I built my own little CMS#

After years of writing the pages of this website inside my code editor, it feels strange to write this journal entry directly in the website. That's because I've moved away from my static site generator to fall back to my first love of the 2000: a CMS!

Which is curious, because I had been avoiding them! I've managed several websites in the last 20 years, most of them were made with a CMS, and I always found it too complicated. Why a database to store text? Why is this giant admin dashboard necessary? Why so many updates all the time? Why so many images? What do you mean I shouldn't have done chmod 777 / and now my database is broken?!

Building my own SSG for fun#

So when came the time for me to rebuild my own website, I wanted something simple: text files! Now that's simple! That's something I understand! And there are numerous Static Site Generators (SSG) around, I should just pick one!

But inspired by my Merveilles folks, I went further and questioned everything. Do I like my content spread in dozens of files I can't remember the name? No! Do I like enclosing everything inside separate folders and navigating inside? That feels like navigating the Wordpress admin, yuck! Do I even like using Markdown? Kindaaaaaa? I like the titles, not the image markup, and it's missing so many cool HTML attributes!
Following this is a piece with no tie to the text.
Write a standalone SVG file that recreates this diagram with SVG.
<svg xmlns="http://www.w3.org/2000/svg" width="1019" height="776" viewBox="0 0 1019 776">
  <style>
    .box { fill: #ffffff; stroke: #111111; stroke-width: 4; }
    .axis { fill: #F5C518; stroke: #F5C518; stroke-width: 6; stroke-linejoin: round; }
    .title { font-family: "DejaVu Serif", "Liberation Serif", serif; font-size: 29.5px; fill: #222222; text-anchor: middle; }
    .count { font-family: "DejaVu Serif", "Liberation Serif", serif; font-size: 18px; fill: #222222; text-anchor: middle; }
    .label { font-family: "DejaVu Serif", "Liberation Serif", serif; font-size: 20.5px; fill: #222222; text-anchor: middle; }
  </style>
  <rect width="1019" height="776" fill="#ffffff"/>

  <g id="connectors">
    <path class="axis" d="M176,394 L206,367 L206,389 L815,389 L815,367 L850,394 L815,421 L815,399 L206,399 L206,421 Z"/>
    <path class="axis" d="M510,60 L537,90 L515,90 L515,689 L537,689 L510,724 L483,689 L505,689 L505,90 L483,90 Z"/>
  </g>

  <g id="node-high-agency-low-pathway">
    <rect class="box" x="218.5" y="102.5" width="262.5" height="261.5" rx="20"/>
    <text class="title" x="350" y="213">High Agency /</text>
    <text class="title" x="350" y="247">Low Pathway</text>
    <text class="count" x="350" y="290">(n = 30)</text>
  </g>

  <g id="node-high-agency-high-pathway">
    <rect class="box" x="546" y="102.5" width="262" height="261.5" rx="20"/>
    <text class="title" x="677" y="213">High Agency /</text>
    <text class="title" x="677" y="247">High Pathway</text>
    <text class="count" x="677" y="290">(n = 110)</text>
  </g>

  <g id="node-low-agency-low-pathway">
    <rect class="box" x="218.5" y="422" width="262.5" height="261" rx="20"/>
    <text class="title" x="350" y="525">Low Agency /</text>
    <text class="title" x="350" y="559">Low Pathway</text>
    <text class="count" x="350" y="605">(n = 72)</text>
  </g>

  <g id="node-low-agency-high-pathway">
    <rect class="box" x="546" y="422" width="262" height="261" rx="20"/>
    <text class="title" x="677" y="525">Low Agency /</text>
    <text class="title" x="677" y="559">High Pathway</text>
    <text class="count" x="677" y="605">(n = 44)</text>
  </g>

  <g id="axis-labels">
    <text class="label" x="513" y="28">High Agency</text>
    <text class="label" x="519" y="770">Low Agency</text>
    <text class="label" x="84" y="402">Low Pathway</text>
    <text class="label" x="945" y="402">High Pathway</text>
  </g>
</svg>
So, around 2020, I built my own thing: a single giant text file I can CTRL + F inside, a single giant image folder where I drop everything, and my own markup language so I can use <video> and <dl> tags! It was made with a mix of JavaScript files for parsing and writing, and shell scripts to convert images and launch a basic developer environment. To be honest, it was a complicated and frail setup just to put some pages on the internet.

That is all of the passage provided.